Dennis D. McDonald (ddmcd@ddmcd.com) consults from Alexandria Virginia. His services include writing & research, proposal development, and project management.

IBM’s “Building a New IP Marketplace” Report Promotes Openness in Patent Related Business Processes

IBM’s “Building a New IP Marketplace” Report Promotes Openness in Patent Related Business Processes

By Dennis D. McDonald

Reading IBM’s Building a New IP Marketplace report, based on a wiki developed by several dozen international patent and technology experts during the Spring of 2006, helps explain why IBM recently announced it will be going public with its patent filings.

According to the report, the worldwide patent system is broken. The report defines the intellectual property (IP) problem this way:

Patents have become an important currency and a principal means to establish value for creators and users of knowledge-based assets. A fully functioning IP marketplace infrastructure has yet to emerge, however, placing an undue burden on patent systems. This void creates uncertainty that leads to a number of problems including increased litigation and speculative behaviors that inhibit the innovation patent systems were designed to protect. Because of such problems, there is an increasing concern that the IP marketplace system may not meet its economic and societal objectives: stimulating innovation-based competition; facilitating spill-over and expansion of knowledge-based ideas and creative expressions of ideas; rewarding inventiveness and creativity throughout the economic system and enabling sustainable development of firms and industries.

The report follows this with a series of comments and recommendations related to the following areas:

  • Patent Quality

  • Transparency

  • Integrity

  • Valuation

  • Flexibility

According to the report the key to improving the quality of patents while reducing the negative impacts of frivolous lawsuits or lawsuits initiated for purely business reasons is openness:

  • openness in the patent review process itself

  • openness in the manner in which patents are bought and sold

  • openness about the nature of the patents themselves and their owners

For anyone who has been tracking the progress of the Peer to Patent project, much in the report will be familiar. The essence of the Peer to Patent project and its coming experiment at the US Patent & Trademark Office is to open up the “front end” of the patent review process – research for examples of “prior art” -- to more public scrutiny. The IBM report extends this concept to other areas of patent review and use, even to the point of suggesting, in the Valuation section of the report, the establishment of processes for setting, assessing, and taxing patents, based on examples provided by the financial industry:

Valuation: Actions

Establish new tools, indices and metrics to provide an infrastructure for valuing IP assets. Explore the possibility of “Market Enforced Self Assessment,” in combination with the establishment of a Patent Property Tax. Use the valuation mechanism as an input to current maintenance fees.

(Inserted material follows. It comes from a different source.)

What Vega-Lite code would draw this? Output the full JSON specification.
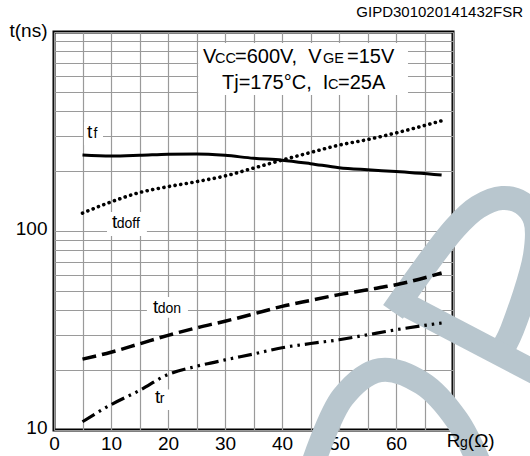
{
  "$schema": "https://vega.github.io/schema/vega-lite/v6.json",
  "width": 399,
  "height": 398,
  "autosize": {"type": "none"},
  "padding": {"left": 54, "top": 32, "right": 77, "bottom": 26},
  "config": {
    "view": {"stroke": "black", "strokeWidth": 3},
    "font": "Liberation Sans",
    "axis": {
      "domain": false, "ticks": false,
      "gridColor": "#9a9a9a", "gridWidth": 1.2, "gridOpacity": 1,
      "labelFont": "Liberation Sans", "labelFontSize": 19, "labelColor": "black",
      "titleFont": "Liberation Sans", "titleFontWeight": "normal", "titleColor": "black",
      "labelOverlap": false, "labelFlush": false, "labelBound": false
    }
  },
  "datasets": {
    "curves": [
      {"s": "tf", "x": 5, "y": 241}, {"s": "tf", "x": 10, "y": 238}, {"s": "tf", "x": 15, "y": 240}, {"s": "tf", "x": 20, "y": 243}, {"s": "tf", "x": 25, "y": 244}, {"s": "tf", "x": 30, "y": 240}, {"s": "tf", "x": 35, "y": 232}, {"s": "tf", "x": 40, "y": 227}, {"s": "tf", "x": 45, "y": 218}, {"s": "tf", "x": 50, "y": 208}, {"s": "tf", "x": 55, "y": 203}, {"s": "tf", "x": 60, "y": 199}, {"s": "tf", "x": 68, "y": 191},
      {"s": "tdoff", "x": 5, "y": 123}, {"s": "tdoff", "x": 10, "y": 140}, {"s": "tdoff", "x": 15, "y": 156}, {"s": "tdoff", "x": 20, "y": 167}, {"s": "tdoff", "x": 25, "y": 177}, {"s": "tdoff", "x": 30, "y": 189}, {"s": "tdoff", "x": 35, "y": 207}, {"s": "tdoff", "x": 40, "y": 227}, {"s": "tdoff", "x": 45, "y": 248}, {"s": "tdoff", "x": 50, "y": 270}, {"s": "tdoff", "x": 55, "y": 288}, {"s": "tdoff", "x": 60, "y": 311}, {"s": "tdoff", "x": 68, "y": 358},
      {"s": "tdon", "x": 5, "y": 22.7}, {"s": "tdon", "x": 10, "y": 24.6}, {"s": "tdon", "x": 15, "y": 27.1}, {"s": "tdon", "x": 20, "y": 29.9}, {"s": "tdon", "x": 25, "y": 32.6}, {"s": "tdon", "x": 30, "y": 35.2}, {"s": "tdon", "x": 35, "y": 38.3}, {"s": "tdon", "x": 40, "y": 41.8}, {"s": "tdon", "x": 45, "y": 44.8}, {"s": "tdon", "x": 50, "y": 47.9}, {"s": "tdon", "x": 55, "y": 50.7}, {"s": "tdon", "x": 60, "y": 53.7}, {"s": "tdon", "x": 68, "y": 61.5},
      {"s": "tr", "x": 5, "y": 11.0}, {"s": "tr", "x": 10, "y": 13.4}, {"s": "tr", "x": 15, "y": 15.8}, {"s": "tr", "x": 20, "y": 19.0}, {"s": "tr", "x": 25, "y": 20.9}, {"s": "tr", "x": 30, "y": 22.5}, {"s": "tr", "x": 35, "y": 24.1}, {"s": "tr", "x": 40, "y": 25.9}, {"s": "tr", "x": 45, "y": 27.2}, {"s": "tr", "x": 50, "y": 28.4}, {"s": "tr", "x": 55, "y": 30.1}, {"s": "tr", "x": 60, "y": 31.9}, {"s": "tr", "x": 68, "y": 34.5}
    ],
    "wm": [
      {"shape": "A", "o": 1, "x": 59.47, "y": 39.2}, {"shape": "A", "o": 2, "x": 70.35, "y": 103.5}, {"shape": "A", "o": 3, "x": 74.39, "y": 132}, {"shape": "A", "o": 4, "x": 78.6, "y": 146.5}, {"shape": "A", "o": 5, "x": 82.1, "y": 138.2}, {"shape": "A", "o": 6, "x": 84.4, "y": 113.6}, {"shape": "A", "o": 7, "x": 84.4, "y": 75.8}, {"shape": "A", "o": 8, "x": 80.35, "y": 31.8}, {"shape": "A", "o": 9, "x": 79.1, "y": 26.7},
      {"shape": "B", "o": 1, "x": 60.18, "y": 45.0}, {"shape": "B", "o": 2, "x": 85.26, "y": 18.9},
      {"shape": "C", "o": 1, "x": 45.09, "y": 6.3}, {"shape": "C", "o": 2, "x": 50.7, "y": 14.65}, {"shape": "C", "o": 3, "x": 57.19, "y": 20.0}, {"shape": "C", "o": 4, "x": 64.56, "y": 17.2}, {"shape": "C", "o": 5, "x": 70.7, "y": 11.2}, {"shape": "C", "o": 6, "x": 75.09, "y": 6.3}
    ],
    "boxes": [
      {"x": 25.3, "x2": 62.1, "y": 482, "y2": 881},
      {"x": 5.26, "x2": 8.6, "y": 270, "y2": 353},
      {"x": 9.3, "x2": 16.3, "y": 94.4, "y2": 124.6},
      {"x": 16.3, "x2": 23.5, "y": 36.6, "y2": 46.6},
      {"x": 16.8, "x2": 20.4, "y": 12.6, "y2": 16.0}
    ],
    "texts": [
      {"part": "cond", "x": 26.14, "y": 700, "text": "V"},
      {"part": "cond", "x": 31.75, "y": 700, "text": "=600V,"},
      {"part": "cond", "x": 44.6, "y": 700, "text": "V"},
      {"part": "cond", "x": 51.4, "y": 700, "text": "=15V"},
      {"part": "cond", "x": 29.47, "y": 520, "text": "Tj=175°C,\u00a0\u00a0I"},
      {"part": "cond", "x": 49.82, "y": 520, "text": "=25A"},
      {"part": "condsub", "x": 28.25, "y": 700, "text": "CC"},
      {"part": "condsub", "x": 47.19, "y": 700, "text": "GE"},
      {"part": "condsub", "x": 48.07, "y": 520, "text": "C"},
      {"part": "main", "x": 5.79, "y": 293, "text": "t"},
      {"part": "main", "x": 10.18, "y": 103.5, "text": "t"},
      {"part": "main", "x": 17.37, "y": 38.7, "text": "t"},
      {"part": "main", "x": 17.72, "y": 13.67, "text": "t"},
      {"part": "main", "x": 68.9, "y": 8.2, "text": "R"},
      {"part": "main", "x": 72.6, "y": 8.2, "text": "(Ω)"},
      {"part": "sub", "x": 6.95, "y": 293, "text": "f"},
      {"part": "sub", "x": 11.0, "y": 103.5, "text": "doff"},
      {"part": "sub", "x": 18.2, "y": 38.7, "text": "don"},
      {"part": "sub", "x": 18.55, "y": 13.67, "text": "r"},
      {"part": "sub", "x": 71.23, "y": 8.2, "text": "g"},
      {"part": "code", "x": 82.3, "y": 1190, "text": "GIPD301020141432FSR"}
    ]
  },
  "encoding": {
    "x": {
      "field": "x", "type": "quantitative",
      "scale": {"domain": [0, 70], "nice": false, "zero": false},
      "axis": {
        "values": [0, 5, 10, 15, 20, 25, 30, 35, 40, 45, 50, 55, 60, 65, 70],
        "labelExpr": "datum.value % 10 == 0 && datum.value <= 60 ? format(datum.value, 'd') : ''",
        "title": null, "labelPadding": 4
      }
    },
    "y": {
      "field": "y", "type": "quantitative",
      "scale": {"type": "log", "domain": [10, 1000], "nice": false},
      "axis": {
        "values": [10, 20, 30, 40, 50, 60, 70, 80, 90, 100, 200, 300, 400, 500, 600, 700, 800, 900, 1000],
        "labelExpr": "datum.value == 10 || datum.value == 100 ? format(datum.value, 'd') : ''",
        "title": "t(ns)", "titleAngle": 0, "titleAlign": "left", "titleBaseline": "alphabetic",
        "titleX": -45, "titleY": 4, "titleFontSize": 19, "labelPadding": 7, "labelOffset": -3
      }
    }
  },
  "layer": [
    {
      "data": {"name": "wm"},
      "mark": {"type": "line", "color": "#b8c6ce", "strokeWidth": 24, "strokeCap": "butt", "strokeJoin": "round", "interpolate": "catmull-rom"},
      "encoding": {"detail": {"field": "shape"}, "order": {"field": "o"}}
    },
    {
      "data": {"name": "boxes"},
      "mark": {"type": "rect", "color": "white"},
      "encoding": {"x2": {"field": "x2"}, "y2": {"field": "y2"}}
    },
    {
      "data": {"name": "curves"},
      "transform": [{"filter": "datum.s == 'tf'"}],
      "mark": {"type": "line", "color": "black", "strokeWidth": 3, "interpolate": "monotone"}
    },
    {
      "data": {"name": "curves"},
      "transform": [{"filter": "datum.s == 'tdoff'"}],
      "mark": {"type": "line", "color": "black", "strokeWidth": 3.6, "strokeCap": "round", "strokeDash": [0.1, 5.6], "interpolate": "monotone"}
    },
    {
      "data": {"name": "curves"},
      "transform": [{"filter": "datum.s == 'tdon'"}],
      "mark": {"type": "line", "color": "black", "strokeWidth": 3.5, "strokeDash": [14, 6], "interpolate": "monotone"}
    },
    {
      "data": {"name": "curves"},
      "transform": [{"filter": "datum.s == 'tr'"}],
      "mark": {"type": "line", "color": "black", "strokeWidth": 3.2, "strokeDash": [14, 5, 2.5, 5, 2.5, 5], "interpolate": "monotone"}
    },
    {
      "data": {"name": "texts"},
      "transform": [{"filter": "datum.part == 'cond'"}],
      "mark": {"type": "text", "align": "left", "baseline": "alphabetic", "fontSize": 20, "color": "black"},
      "encoding": {"text": {"field": "text"}}
    },
    {
      "data": {"name": "texts"},
      "transform": [{"filter": "datum.part == 'condsub'"}],
      "mark": {"type": "text", "align": "left", "baseline": "alphabetic", "fontSize": 14.5, "color": "black"},
      "encoding": {"text": {"field": "text"}}
    },
    {
      "data": {"name": "texts"},
      "transform": [{"filter": "datum.part == 'main'"}],
      "mark": {"type": "text", "align": "left", "baseline": "alphabetic", "fontSize": 19, "color": "black"},
      "encoding": {"text": {"field": "text"}}
    },
    {
      "data": {"name": "texts"},
      "transform": [{"filter": "datum.part == 'sub'"}],
      "mark": {"type": "text", "align": "left", "baseline": "alphabetic", "fontSize": 14, "color": "black"},
      "encoding": {"text": {"field": "text"}}
    },
    {
      "data": {"name": "texts"},
      "transform": [{"filter": "datum.part == 'code'"}],
      "mark": {"type": "text", "align": "right", "baseline": "alphabetic", "fontSize": 15, "color": "black"},
      "encoding": {"text": {"field": "text"}}
    }
  ]
}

The rationale for valuation and taxing patents – other than assisting in the payment for the administration of the patent system itself – is not discussed in any detail in the report, but the concept is intriguing. Creating a financial valuation and payment infrastructure around patents would certainly force more openness in the availability for information about patents and how they might be used.

On the other hand, such a system might replace the current problems associated with expensive litigation with problems associated with creation of a new class of expensive specialists who know how to “play” new financial instruments and systems surrounding patents, at the expense of the “little guy.”

The report also points out the need for better compatibility among the various patent administration systems in use around the world now. I can’t argue with that, but that does bring up a topic that is not really addressed in this report, which is whether or not individual governments would view greater compatibility and transparency as working to their own nationalistic advantage.

It’s one thing for multinational corporations to argue for measure that would tend to benefit them by simplifying, standardizing, and de-politicizing processes. Will individual governments necessarily view such improvements in the same way if a concern arises that national economic interests might be threatened?